TO DO
Provide again, from the entries below, every line from the one containing "What React, TypeScript" through the one containing "const fMean = -0.29;", exactly as written, and no other line.

GIVEN ENTRIES
■ ■ ■

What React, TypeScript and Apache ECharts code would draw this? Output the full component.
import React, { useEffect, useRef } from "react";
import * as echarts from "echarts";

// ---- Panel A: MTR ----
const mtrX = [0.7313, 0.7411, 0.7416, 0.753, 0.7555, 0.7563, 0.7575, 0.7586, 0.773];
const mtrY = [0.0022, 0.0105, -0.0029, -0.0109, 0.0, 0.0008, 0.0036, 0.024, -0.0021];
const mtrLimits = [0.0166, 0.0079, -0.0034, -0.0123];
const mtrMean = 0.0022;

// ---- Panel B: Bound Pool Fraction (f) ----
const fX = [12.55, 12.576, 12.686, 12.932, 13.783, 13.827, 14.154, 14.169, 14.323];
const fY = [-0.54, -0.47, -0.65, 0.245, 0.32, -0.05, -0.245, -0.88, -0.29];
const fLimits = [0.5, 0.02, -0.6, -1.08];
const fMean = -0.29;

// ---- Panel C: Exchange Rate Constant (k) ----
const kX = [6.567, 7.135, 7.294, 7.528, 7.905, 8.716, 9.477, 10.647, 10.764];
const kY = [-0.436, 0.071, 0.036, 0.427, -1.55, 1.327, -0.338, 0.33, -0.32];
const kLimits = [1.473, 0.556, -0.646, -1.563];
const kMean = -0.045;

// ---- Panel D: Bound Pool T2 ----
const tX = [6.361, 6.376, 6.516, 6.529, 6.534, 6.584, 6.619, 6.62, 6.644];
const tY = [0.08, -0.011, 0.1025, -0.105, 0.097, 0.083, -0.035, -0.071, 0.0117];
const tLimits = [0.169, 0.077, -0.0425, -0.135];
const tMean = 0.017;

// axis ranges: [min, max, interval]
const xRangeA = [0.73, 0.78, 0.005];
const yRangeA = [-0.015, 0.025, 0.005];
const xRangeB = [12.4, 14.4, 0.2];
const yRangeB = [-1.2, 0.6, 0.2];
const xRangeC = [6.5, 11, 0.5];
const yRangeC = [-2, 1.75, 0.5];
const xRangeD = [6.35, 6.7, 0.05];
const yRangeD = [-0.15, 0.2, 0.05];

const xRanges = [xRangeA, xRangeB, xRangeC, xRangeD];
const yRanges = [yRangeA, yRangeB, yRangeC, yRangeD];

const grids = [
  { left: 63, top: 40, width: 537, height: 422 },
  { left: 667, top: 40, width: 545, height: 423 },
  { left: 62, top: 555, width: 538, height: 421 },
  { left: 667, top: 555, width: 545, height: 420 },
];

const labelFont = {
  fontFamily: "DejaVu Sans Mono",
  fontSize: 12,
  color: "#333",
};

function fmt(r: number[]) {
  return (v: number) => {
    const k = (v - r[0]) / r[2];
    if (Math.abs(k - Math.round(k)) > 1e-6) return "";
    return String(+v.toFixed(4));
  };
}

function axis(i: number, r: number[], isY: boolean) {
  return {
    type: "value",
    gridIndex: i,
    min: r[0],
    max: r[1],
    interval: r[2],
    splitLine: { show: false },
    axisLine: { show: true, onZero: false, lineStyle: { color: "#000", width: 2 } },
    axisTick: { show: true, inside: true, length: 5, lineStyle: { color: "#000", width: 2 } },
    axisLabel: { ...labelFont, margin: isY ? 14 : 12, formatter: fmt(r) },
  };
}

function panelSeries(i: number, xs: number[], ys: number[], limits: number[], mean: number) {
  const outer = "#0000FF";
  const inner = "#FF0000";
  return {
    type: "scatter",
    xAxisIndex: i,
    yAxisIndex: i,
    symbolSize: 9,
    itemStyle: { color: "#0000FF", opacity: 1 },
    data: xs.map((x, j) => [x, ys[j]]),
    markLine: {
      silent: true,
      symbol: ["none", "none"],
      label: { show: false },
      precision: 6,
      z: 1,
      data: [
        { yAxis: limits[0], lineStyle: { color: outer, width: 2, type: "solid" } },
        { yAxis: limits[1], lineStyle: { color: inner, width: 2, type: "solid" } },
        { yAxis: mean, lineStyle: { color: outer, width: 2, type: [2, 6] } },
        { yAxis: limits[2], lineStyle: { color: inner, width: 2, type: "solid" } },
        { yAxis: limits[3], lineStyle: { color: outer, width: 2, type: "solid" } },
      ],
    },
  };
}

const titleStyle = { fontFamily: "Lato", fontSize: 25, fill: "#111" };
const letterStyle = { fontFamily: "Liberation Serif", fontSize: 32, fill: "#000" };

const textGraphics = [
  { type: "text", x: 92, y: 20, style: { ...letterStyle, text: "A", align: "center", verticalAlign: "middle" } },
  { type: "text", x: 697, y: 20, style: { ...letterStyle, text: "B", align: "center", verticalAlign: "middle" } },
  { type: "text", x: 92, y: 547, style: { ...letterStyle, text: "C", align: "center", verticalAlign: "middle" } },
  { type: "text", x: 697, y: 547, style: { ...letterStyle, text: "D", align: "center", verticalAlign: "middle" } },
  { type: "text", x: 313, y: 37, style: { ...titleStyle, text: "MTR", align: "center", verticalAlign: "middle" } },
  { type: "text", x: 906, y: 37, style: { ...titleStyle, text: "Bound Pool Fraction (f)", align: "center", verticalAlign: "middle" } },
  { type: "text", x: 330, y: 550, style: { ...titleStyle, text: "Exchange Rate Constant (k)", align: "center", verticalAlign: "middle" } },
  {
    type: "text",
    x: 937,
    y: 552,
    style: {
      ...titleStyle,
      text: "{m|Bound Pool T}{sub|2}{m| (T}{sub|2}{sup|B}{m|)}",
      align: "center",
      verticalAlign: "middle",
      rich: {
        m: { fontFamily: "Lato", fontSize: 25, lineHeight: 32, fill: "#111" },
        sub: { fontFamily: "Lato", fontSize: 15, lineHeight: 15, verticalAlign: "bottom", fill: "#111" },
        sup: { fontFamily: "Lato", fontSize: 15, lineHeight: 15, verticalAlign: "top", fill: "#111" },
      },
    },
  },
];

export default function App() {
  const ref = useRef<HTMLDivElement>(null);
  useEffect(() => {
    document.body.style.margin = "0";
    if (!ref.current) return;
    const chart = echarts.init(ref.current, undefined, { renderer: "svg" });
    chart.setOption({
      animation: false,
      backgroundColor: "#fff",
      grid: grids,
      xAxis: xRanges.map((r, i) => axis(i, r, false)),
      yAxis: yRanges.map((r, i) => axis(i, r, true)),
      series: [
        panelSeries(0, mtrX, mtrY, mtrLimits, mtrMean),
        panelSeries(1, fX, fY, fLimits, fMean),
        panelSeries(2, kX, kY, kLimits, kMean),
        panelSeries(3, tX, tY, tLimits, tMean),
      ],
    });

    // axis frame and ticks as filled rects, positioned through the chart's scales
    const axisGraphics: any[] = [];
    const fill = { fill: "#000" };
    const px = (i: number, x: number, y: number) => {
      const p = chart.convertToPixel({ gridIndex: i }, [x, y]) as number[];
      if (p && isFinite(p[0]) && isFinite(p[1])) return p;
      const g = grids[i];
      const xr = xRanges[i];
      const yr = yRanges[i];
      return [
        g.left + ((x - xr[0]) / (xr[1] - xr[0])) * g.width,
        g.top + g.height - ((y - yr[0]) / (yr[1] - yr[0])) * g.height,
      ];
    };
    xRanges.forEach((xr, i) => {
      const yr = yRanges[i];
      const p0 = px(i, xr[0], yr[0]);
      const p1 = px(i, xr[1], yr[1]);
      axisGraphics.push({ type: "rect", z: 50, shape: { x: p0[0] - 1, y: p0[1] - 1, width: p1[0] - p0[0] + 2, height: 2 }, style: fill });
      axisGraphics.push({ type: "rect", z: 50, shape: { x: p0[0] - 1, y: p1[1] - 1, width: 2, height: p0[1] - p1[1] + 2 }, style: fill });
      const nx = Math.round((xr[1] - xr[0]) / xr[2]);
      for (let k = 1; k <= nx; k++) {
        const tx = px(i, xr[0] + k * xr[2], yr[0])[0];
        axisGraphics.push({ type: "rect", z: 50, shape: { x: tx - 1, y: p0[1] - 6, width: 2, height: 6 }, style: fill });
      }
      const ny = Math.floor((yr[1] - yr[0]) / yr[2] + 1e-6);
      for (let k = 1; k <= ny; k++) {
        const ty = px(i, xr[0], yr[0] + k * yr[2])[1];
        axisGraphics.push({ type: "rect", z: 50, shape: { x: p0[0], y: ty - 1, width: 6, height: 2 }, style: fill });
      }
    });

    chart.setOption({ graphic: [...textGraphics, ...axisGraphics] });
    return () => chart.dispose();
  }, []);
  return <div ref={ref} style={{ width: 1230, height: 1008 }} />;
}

■ ■ ■

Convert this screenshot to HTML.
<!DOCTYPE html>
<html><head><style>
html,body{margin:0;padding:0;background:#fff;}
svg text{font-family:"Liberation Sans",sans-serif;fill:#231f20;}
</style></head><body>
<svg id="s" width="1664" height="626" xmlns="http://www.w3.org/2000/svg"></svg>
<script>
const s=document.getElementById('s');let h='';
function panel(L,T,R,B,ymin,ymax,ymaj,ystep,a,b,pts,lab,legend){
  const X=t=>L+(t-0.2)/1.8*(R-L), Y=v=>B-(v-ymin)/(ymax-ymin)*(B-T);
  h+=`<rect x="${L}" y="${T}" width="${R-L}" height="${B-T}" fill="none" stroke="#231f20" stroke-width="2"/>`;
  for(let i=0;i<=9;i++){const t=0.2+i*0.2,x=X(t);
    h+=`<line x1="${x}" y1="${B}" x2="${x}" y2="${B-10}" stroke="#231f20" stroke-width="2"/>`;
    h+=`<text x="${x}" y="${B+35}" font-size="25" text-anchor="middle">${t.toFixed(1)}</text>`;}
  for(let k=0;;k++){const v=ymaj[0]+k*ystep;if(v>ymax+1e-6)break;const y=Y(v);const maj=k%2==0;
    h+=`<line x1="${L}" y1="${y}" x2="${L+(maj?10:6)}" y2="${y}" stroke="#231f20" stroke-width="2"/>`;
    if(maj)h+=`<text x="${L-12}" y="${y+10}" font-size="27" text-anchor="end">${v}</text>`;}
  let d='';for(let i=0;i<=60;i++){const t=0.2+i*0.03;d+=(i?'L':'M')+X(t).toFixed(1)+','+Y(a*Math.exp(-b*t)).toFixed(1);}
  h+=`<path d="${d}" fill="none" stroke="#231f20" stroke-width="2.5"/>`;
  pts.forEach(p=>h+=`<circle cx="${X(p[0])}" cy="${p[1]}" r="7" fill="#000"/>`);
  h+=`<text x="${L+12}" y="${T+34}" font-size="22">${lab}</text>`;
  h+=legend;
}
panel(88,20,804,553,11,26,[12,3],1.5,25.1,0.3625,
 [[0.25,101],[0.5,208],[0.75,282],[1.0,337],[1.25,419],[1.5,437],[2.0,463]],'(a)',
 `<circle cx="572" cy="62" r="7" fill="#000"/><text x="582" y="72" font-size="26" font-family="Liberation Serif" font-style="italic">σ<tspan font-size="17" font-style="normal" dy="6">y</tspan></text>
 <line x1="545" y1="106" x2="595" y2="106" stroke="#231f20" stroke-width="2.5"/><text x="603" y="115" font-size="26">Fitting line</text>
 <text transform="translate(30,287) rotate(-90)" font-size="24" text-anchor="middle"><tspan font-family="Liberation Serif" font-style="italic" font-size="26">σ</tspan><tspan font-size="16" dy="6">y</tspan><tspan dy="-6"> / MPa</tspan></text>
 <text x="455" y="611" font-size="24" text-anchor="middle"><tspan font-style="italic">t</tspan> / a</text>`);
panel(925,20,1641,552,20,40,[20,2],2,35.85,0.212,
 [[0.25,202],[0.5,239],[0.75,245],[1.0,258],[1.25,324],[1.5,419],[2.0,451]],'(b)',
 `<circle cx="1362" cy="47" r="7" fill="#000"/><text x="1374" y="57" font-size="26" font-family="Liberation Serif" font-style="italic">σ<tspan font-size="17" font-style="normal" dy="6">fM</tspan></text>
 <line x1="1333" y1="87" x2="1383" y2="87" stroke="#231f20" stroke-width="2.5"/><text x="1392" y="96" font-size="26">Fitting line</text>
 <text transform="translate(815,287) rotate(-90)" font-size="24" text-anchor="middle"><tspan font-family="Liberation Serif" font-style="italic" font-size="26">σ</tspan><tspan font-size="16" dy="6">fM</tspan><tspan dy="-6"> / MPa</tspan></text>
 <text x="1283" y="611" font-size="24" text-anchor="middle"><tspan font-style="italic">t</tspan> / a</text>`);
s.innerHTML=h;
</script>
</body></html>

■ ■ ■

SOLUTION
What React, TypeScript and Apache ECharts code would draw this? Output the full component.
import React, { useEffect, useRef } from "react";
import * as echarts from "echarts";

// ---- Panel A: MTR ----
const mtrX = [0.7313, 0.7411, 0.7416, 0.753, 0.7555, 0.7563, 0.7575, 0.7586, 0.773];
const mtrY = [0.0022, 0.0105, -0.0029, -0.0109, 0.0, 0.0008, 0.0036, 0.024, -0.0021];
const mtrLimits = [0.0166, 0.0079, -0.0034, -0.0123];
const mtrMean = 0.0022;

// ---- Panel B: Bound Pool Fraction (f) ----
const fX = [12.55, 12.576, 12.686, 12.932, 13.783, 13.827, 14.154, 14.169, 14.323];
const fY = [-0.54, -0.47, -0.65, 0.245, 0.32, -0.05, -0.245, -0.88, -0.29];
const fLimits = [0.5, 0.02, -0.6, -1.08];
const fMean = -0.29;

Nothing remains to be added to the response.